La scorsa settimana l’Ecuador è stato sconvolto dalla violenza. Attraversato da rivolte coordinate nelle carceri e nelle strade, il governo di Quito ha dichiarato lo stato di emergenza nazionale e imposto il coprifuoco. Per non precipitare nel baratro di una guerra civile.
Al centro dei tumulti vi è l’evasione di Adolfo “Fito” Macías dal carcere di Guayaquil, nell’ovest del paese. Macías, al vertice di Los Choneros, una delle due gang che si spartiscono il narcotraffico ecuadoriano, sarebbe anche il mandante dell’assassinio del candidato presidenziale Fernando Villavicencio, ucciso ad agosto da un sicario colombiano.
Benché incastonato tra Peru e Colombia, tra i maggiori produttori ed esportatori di cocaina, fino agli anni Dieci l’Ecuador era stato solo passaggio per le rotte del narcotraffico. La dollarizzazione dell’economia e le misure adottate verso i cartelli colombiani hanno aperto il mercato alle gang locali e straniere.

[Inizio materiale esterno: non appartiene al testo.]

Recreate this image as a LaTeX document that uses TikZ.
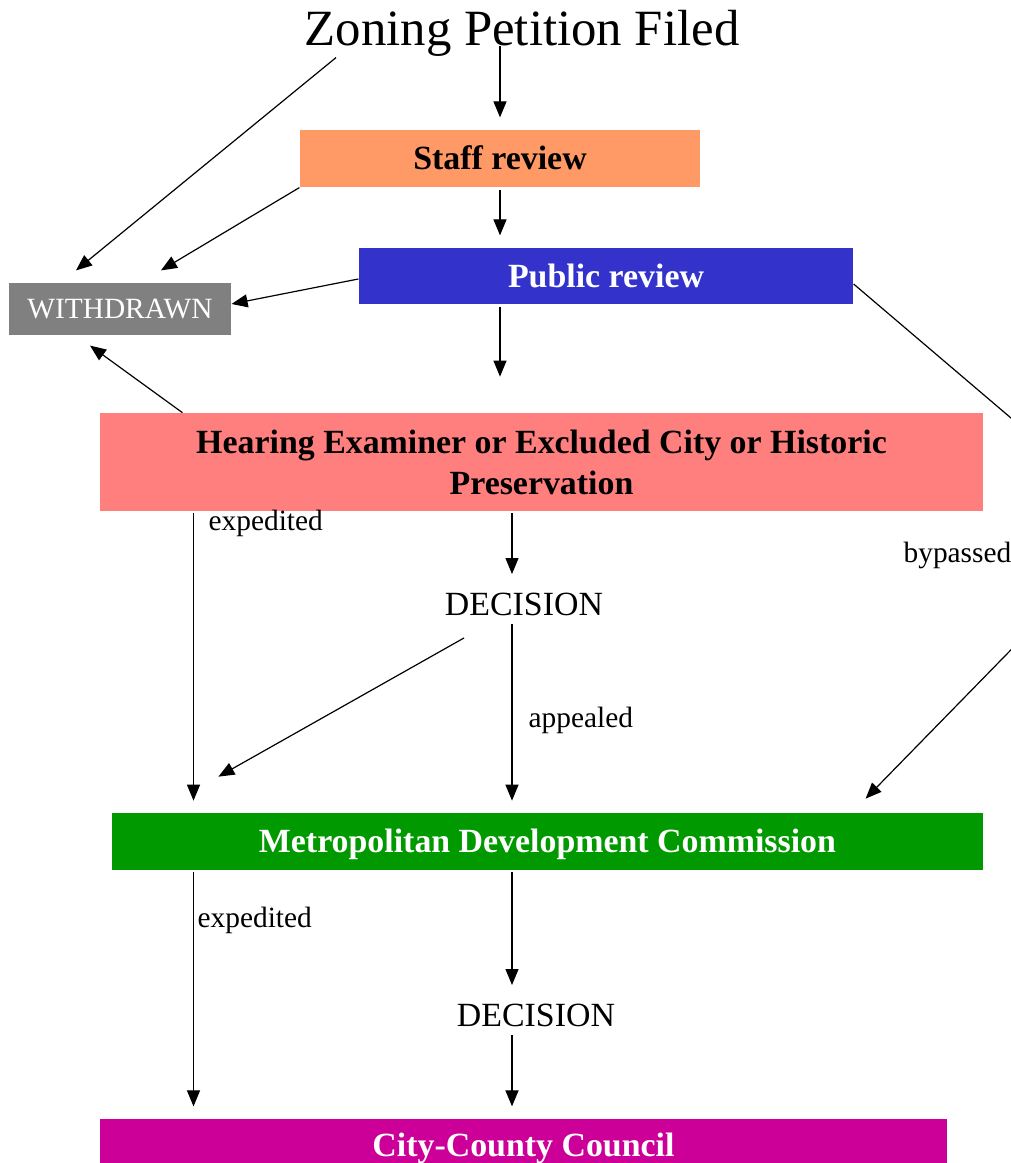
\documentclass[tikz,border=0pt]{standalone}
\usepackage{fontspec}
\setmainfont{Liberation Serif}
\usetikzlibrary{arrows.meta}
\definecolor{staffcol}{HTML}{FF9966}
\definecolor{publiccol}{HTML}{3333CC}
\definecolor{withdrawncol}{HTML}{808080}
\definecolor{hearingcol}{HTML}{FF7F7F}
\definecolor{mdccol}{HTML}{009900}
\definecolor{councilcol}{HTML}{CC0099}
\begin{document}
\begin{tikzpicture}[>={Triangle[length=16bp,width=13bp]},line join=bevel,line width=1.2bp,
  box/.style={rectangle,inner sep=0pt,font=\fontsize{34}{41}\selectfont\bfseries},
  onerow/.style={box,text height=23bp,text depth=0pt},
  lbl/.style={inner sep=0pt,anchor=base west,font=\fontsize{29.5}{35}\selectfont},
  decision/.style={inner sep=6bp,font=\fontsize{34}{41}\selectfont},
  flow/.style={->,shorten <=2bp,shorten >=12bp},
  ]
\useasboundingbox (0bp,0bp) rectangle (1011bp,1163bp);
\clip (0bp,0bp) rectangle (1011bp,1163bp);
%%
\node (node_filed) at (522bp,1117bp) [anchor=base,inner sep=0pt,font=\fontsize{51}{60}\selectfont] {Zoning Petition Filed};
  \node (node_staff) at (500bp,1004.5bp) [onerow,fill=staffcol,minimum width=400bp,minimum height=57bp] {Staff review};
  \node (node_public) at (606bp,887bp) [onerow,fill=publiccol,text=white,minimum width=494bp,minimum height=56bp] {Public review};
  \node (node_withdrawn) at (120bp,854bp) [rectangle,inner sep=0pt,fill=withdrawncol,text=white,minimum width=222bp,minimum height=52bp,font=\fontsize{29.5}{35}\selectfont] {WITHDRAWN};
  \node (node_hearing) at (541.5bp,701bp) [box,fill=hearingcol,align=center,minimum width=883bp,minimum height=97.5bp] {Hearing Examiner or Excluded City or Historic\\Preservation};
  \node (node_dec1) at (524bp,559bp) [decision] {DECISION};
  \node (node_mdc) at (547.5bp,321.5bp) [onerow,fill=mdccol,text=white,minimum width=871bp,minimum height=56.5bp] {Metropolitan Development Commission};
  \node (node_dec2) at (536bp,148bp) [decision] {DECISION};
  \node (node_council) at (523.5bp,18bp) [onerow,fill=councilcol,text=white,minimum width=847bp,minimum height=52bp] {City-County Council};
%%
  \node (lbl_exp1) at (208bp,632bp) [lbl] {expedited};
  \node (lbl_bypass) at (903bp,600bp) [lbl] {bypassed};
  \node (lbl_appeal) at (528bp,435bp) [lbl] {appealed};
  \node (lbl_exp2) at (197bp,235bp) [lbl] {expedited};
%%
  \coordinate (col_main) at (512bp,0bp);
  \coordinate (col_left) at (193.5bp,0bp);
  \coordinate (bend_a) at (1045bp,716bp);
  \coordinate (bend_b) at (1045bp,548bp);
%%
  \draw [black,->,shorten >=12bp] (node_filed.base -| node_staff) -- (node_staff.north);
  \draw [black,flow] (node_staff.south) -- (node_public.north -| node_staff);
  \draw [black,->,shorten <=2bp,shorten >=36bp] (node_public.south -| node_staff) -- (node_hearing.north -| node_staff);
  \draw [black,->] ([xshift=32bp]node_filed.south west) -- ([xshift=-44bp,yshift=12bp]node_withdrawn.north);
  \draw [black,->] (node_staff.south west) -- ([xshift=41bp,yshift=12bp]node_withdrawn.north);
  \draw [black,->] ([yshift=-3bp]node_public.west) -- ([yshift=5bp]node_withdrawn.east);
  \draw [black,->] ([xshift=83bp]node_hearing.north west) -- ([xshift=-30bp,yshift=-10bp]node_withdrawn.south);
  \draw [black,->] ([yshift=-8bp]node_public.east) -- (bend_a) -- (bend_b) -- ([xshift=-118bp,yshift=14bp]node_mdc.north east);
  \draw [black,flow] (node_hearing.south -| col_main) -- (node_dec1.north -| col_main);
  \draw [black,flow] (node_dec1.south -| col_main) -- (node_mdc.north -| col_main);
  \draw [black,->] ([xshift=-60bp,yshift=-16bp]node_dec1.south) -- ([xshift=107bp,yshift=36bp]node_mdc.north west);
  \draw [black,flow] (node_hearing.south -| col_left) -- (node_mdc.north -| col_left);
  \draw [black,flow] (node_mdc.south -| col_main) -- (node_dec2.north -| col_main);
  \draw [black,flow] (node_dec2.south -| col_main) -- (node_council.north -| col_main);
  \draw [black,flow] (node_mdc.south -| col_left) -- (node_council.north -| col_left);
%
\end{tikzpicture}
\end{document}
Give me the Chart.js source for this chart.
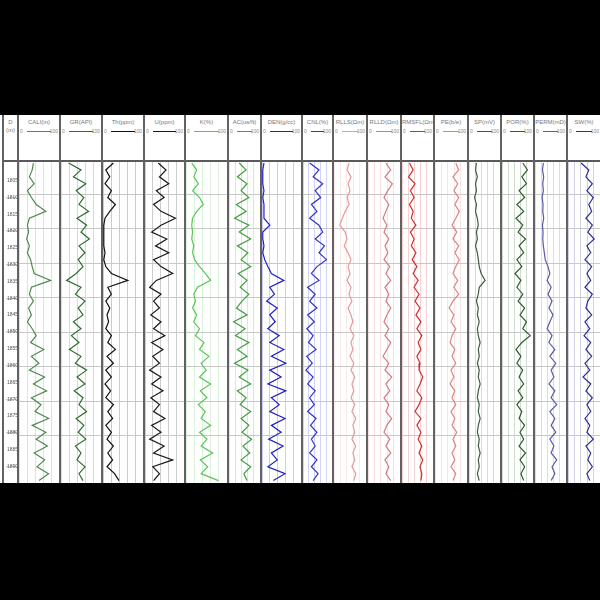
<!DOCTYPE html>
<html>
<head>
<meta charset="utf-8">
<script src="https://cdn.jsdelivr.net/npm/chart.js@4/dist/chart.umd.min.js"></script>
<style>
html,body{margin:0;padding:0;background:#000;width:600px;height:600px;overflow:hidden;font-family:"Liberation Sans",Arial,sans-serif;}
#panel{position:absolute;left:0;top:115px;width:600px;height:368px;background:#fff;}
.trk{position:absolute;top:0;height:368px;border-left:2px solid #626262;box-sizing:border-box;}
.hdr{position:absolute;left:0;right:0;top:0;height:47px;border-bottom:2px solid #5a5a5a;box-sizing:border-box;}
.hname{font-size:6px;line-height:7px;color:#777;text-align:center;margin-top:4px;white-space:nowrap;overflow:hidden;}
.hscale{position:absolute;top:13px;left:1px;right:1px;height:7px;font-size:5px;line-height:7px;color:#888;}
.hscale .lo{position:absolute;left:0;top:0;}
.hscale .hi{position:absolute;right:0;top:0;}
.hscale .ln{position:absolute;left:7px;right:7px;top:3px;height:1px;}
.plot{position:absolute;left:0;right:0;top:47px;height:321px;}
</style>
</head>
<body>
<div id="panel"></div>
<script>
// depth samples (m)
const DEPTH = [1801,1803,1805,1807,1809,1811,1813,1815,1817,1819,1821,1823,1825,1827,1829,1831,1833,1835,1837,1839,
  1841,1843,1845,1847,1849,1851,1853,1855,1857,1859,1861,1863,1865,1867,1869,1871,1873,1875,1877,1879,
  1881,1883,1885,1887,1889,1891,1893];
const DEPTH_MIN = 1800.7;
const DEPTH_MAX = 1893.7;

const CURVE_NAMES = ["CALI(in)","GR(API)","Th(ppm)","U(ppm)","K(%)","AC(us/ft)","DEN(g/cc)","CNL(%)",
  "RLLS(Ωm)","RLLD(Ωm)","RMSFL(Ωm)","PE(b/e)","SP(mV)","POR(%)","PERM(mD)","SW(%)"];
const SCALE_LO = ["0","0","0","0","0","0","0","0","0","0","0","0","0","0","0","0"];
const SCALE_HI = ["100","100","100","100","100","100","100","100","100","100","100","100","100","100","100","100"];

const CALI = [36,33,26,38,21,31,43,67,26,21,24,19,26,21,29,33,38,79,31,26,36,24,31,21,33,43,29,62,31,50,26,64,36,69,31,55,40,74,33,67,43,71,38,64,45,74,50];
const GR   = [19,50,31,62,38,57,45,69,40,64,50,71,45,60,43,55,38,14,50,36,60,43,55,31,50,26,45,21,50,36,64,40,60,33,55,45,64,38,57,43,62,36,50,40,60,45,55];
const TH   = [26,7,17,5,21,12,31,17,5,2,2,2,2,5,2,7,21,62,12,21,7,17,10,14,7,21,12,31,10,26,7,21,5,19,7,26,12,24,7,21,10,26,12,24,10,29,40];
const UR   = [34,54,37,61,29,49,22,41,78,41,17,56,27,61,22,41,71,29,12,41,22,37,15,41,22,51,17,46,20,37,12,41,17,46,15,37,22,51,17,41,12,49,22,71,20,37,22];
const KP   = [14,26,19,30,16,33,42,26,16,14,16,14,19,16,21,33,47,60,28,19,23,16,26,19,33,23,44,33,56,37,49,33,60,35,51,30,47,37,60,33,51,37,65,35,53,37,79];
const AC   = [33,55,27,58,39,64,24,55,18,64,33,70,27,61,39,70,30,58,36,64,42,24,58,15,52,21,64,27,58,18,61,33,70,27,55,36,70,39,64,42,73,45,67,39,70,48,58];
const DEN  = [5,2,2,2,5,2,5,5,5,20,2,2,5,2,7,15,24,56,20,32,12,39,20,34,15,44,20,56,24,61,20,49,15,61,24,44,20,59,24,49,17,54,24,39,15,59,29];
const CNL  = [23,55,35,68,42,61,29,48,23,55,68,42,74,55,81,48,29,55,16,42,23,48,16,39,13,35,19,45,13,32,10,35,16,42,23,39,16,45,26,48,29,42,23,48,29,52,35];
const RLLS = [47,41,53,44,50,41,47,35,26,18,35,41,32,44,53,44,50,41,53,47,56,44,53,59,50,62,53,59,50,62,53,65,56,62,53,65,56,68,59,65,56,68,59,65,56,68,62];
const RLLD = [56,71,53,76,62,50,65,56,47,59,50,65,53,62,50,68,56,71,53,65,56,71,59,50,65,53,71,59,47,65,53,74,56,68,50,65,56,74,59,50,68,56,71,53,65,56,71];
const RMSFL= [24,36,21,42,27,39,24,36,30,45,27,39,30,45,33,48,36,52,39,55,42,58,45,61,48,64,52,61,48,58,55,67,58,48,64,55,42,61,48,61,52,64,55,67,58,64,61];
const PE   = [65,74,56,71,59,74,62,76,65,53,68,56,74,62,76,65,56,71,59,74,56,44,59,50,65,53,47,62,53,65,50,59,47,62,53,65,50,62,53,68,56,65,53,62,50,65,56];
const SP   = [24,21,27,21,24,18,24,21,27,30,24,27,21,27,30,33,39,52,33,30,24,30,27,33,27,30,36,30,33,27,33,30,36,30,27,33,30,36,30,27,33,30,36,30,33,27,33];
const POR  = [67,82,64,79,55,73,48,70,45,67,52,76,55,70,48,64,42,61,48,67,52,73,58,79,67,91,64,45,61,48,67,55,70,52,67,48,64,55,73,58,70,55,76,58,73,61,70];
const PERM = [27,24,28,25,27,23,26,25,28,24,26,25,27,30,33,42,48,39,52,42,55,45,58,48,39,55,45,64,48,67,52,61,45,64,52,70,48,64,52,67,48,61,52,70,55,64,52];
const SW   = [41,65,56,76,59,79,65,74,56,76,62,82,59,71,53,74,59,71,53,76,62,56,74,53,68,50,71,56,74,53,68,47,71,56,76,59,71,53,68,59,79,56,71,62,76,59,68];

const SERIES = [CALI,GR,TH,UR,KP,AC,DEN,CNL,RLLS,RLLD,RMSFL,PE,SP,POR,PERM,SW];

// layout + style
const TRACK_EDGES = [2,17,59,101,143,184,227,260,301,332,366,400,433,467,500,533,566,600];
const COLORS = ["#4f8a4f","#2f6e2f","#111111","#1a1a1a","#5cc45c","#3f9f3f","#1f1fc8","#3434c4",
  "#e59a9a","#d67a7a","#cf3030","#d98585","#3d5e3d","#2f5f2f","#5a5aaa","#2e2e99"];

function tint(hex, a){
  const n = parseInt(hex.slice(1),16);
  return `rgba(${(n>>16)&255},${(n>>8)&255},${n&255},${a})`;
}

function yScale(showLabels){
  return {
    type: "linear",
    reverse: true,
    min: DEPTH_MIN,
    max: DEPTH_MAX,
    afterBuildTicks: s => { s.ticks = s.ticks.filter(t => Math.abs(t.value % 5) < 1e-6); },
    ticks: showLabels
      ? { display: true, stepSize: 5, mirror: true, padding: 1, color: "#555",
          font: { size: 5, family: "Liberation Sans" }, callback: v => String(v) }
      : { display: false, stepSize: 5 },
    grid: {
      drawTicks: false,
      color: c => (c.tick && Math.abs(c.tick.value % 10) < 1e-6) ? "#c8c8c8" : "rgba(0,0,0,0)"
    },
    border: { display: false }
  };
}

const panel = document.getElementById("panel");

function makeTrack(i){
  const el = document.createElement("div");
  el.className = "trk";
  el.style.left = TRACK_EDGES[i] + "px";
  el.style.width = (TRACK_EDGES[i+1] - TRACK_EDGES[i]) + "px";
  panel.appendChild(el);
  return el;
}

// depth track
const dTrk = makeTrack(0);
dTrk.innerHTML = `<div class="hdr"><div class="hname">D</div><div class="hname" style="margin-top:1px">(m)</div></div>
  <div class="plot"><canvas id="depthCv"></canvas></div>`;
new Chart(document.getElementById("depthCv"), {
  type: "scatter",
  data: { datasets: [{ data: [] }] },
  options: {
    animation: false, responsive: true, maintainAspectRatio: false,
    layout: { padding: 0 },
    plugins: { legend: { display: false }, tooltip: { enabled: false } },
    scales: {
      x: { type: "linear", min: 0, max: 1, display: false },
      y: yScale(true)
    }
  }
});

// curve tracks
SERIES.forEach((vals, k) => {
  const trk = makeTrack(k + 1);
  const col = COLORS[k];
  trk.innerHTML = `<div class="hdr">
      <div class="hname">${CURVE_NAMES[k]}</div>
      <div class="hscale"><span class="lo">${SCALE_LO[k]}</span><div class="ln" style="background:${col}"></div><span class="hi">${SCALE_HI[k]}</span></div>
    </div>
    <div class="plot"><canvas></canvas></div>`;
  const cv = trk.querySelector("canvas");
  new Chart(cv, {
    type: "scatter",
    data: {
      datasets: [{
        data: DEPTH.map((d, i) => ({ x: vals[i], y: d })),
        showLine: true,
        borderColor: col,
        borderWidth: 1.2,
        pointRadius: 0,
        tension: 0
      }]
    },
    options: {
      animation: false, responsive: true, maintainAspectRatio: false,
      layout: { padding: 0 },
      plugins: { legend: { display: false }, tooltip: { enabled: false } },
      scales: {
        x: {
          type: "linear", min: 0, max: 100,
          ticks: { display: false, stepSize: 20 },
          grid: { drawTicks: false, color: tint(col, 0.22) },
          border: { display: false }
        },
        y: yScale(false)
      }
    }
  });
});
</script>
</body>
</html>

Proiettata rapidamente nella violenza, oggi Quito fatica a contrastare il fenomeno. La corruzione, specialmente nell’ecosistema carcerario, è divenuta ormai endemica, mentre le Forze armate (sovente conniventi con le gang) hanno parzialmente perso il controllo del territorio. In pochissimi anni l’Ecuador è diventato uno dei paesi più pericolosi al mondo.
Al governo del presidente Noboa, che ha intimato l’esercito di neutralizzare con ogni mezzo le bande armate, hanno risposto i narcos avvertendo che «civili e militari saranno il bottino di guerra». Più che un golpe, l’Ecuador fronteggia un conflitto interno causato dal dilagare del narcotraffico. Una lotta di potere intestina capace di proiettare il paese nel caos.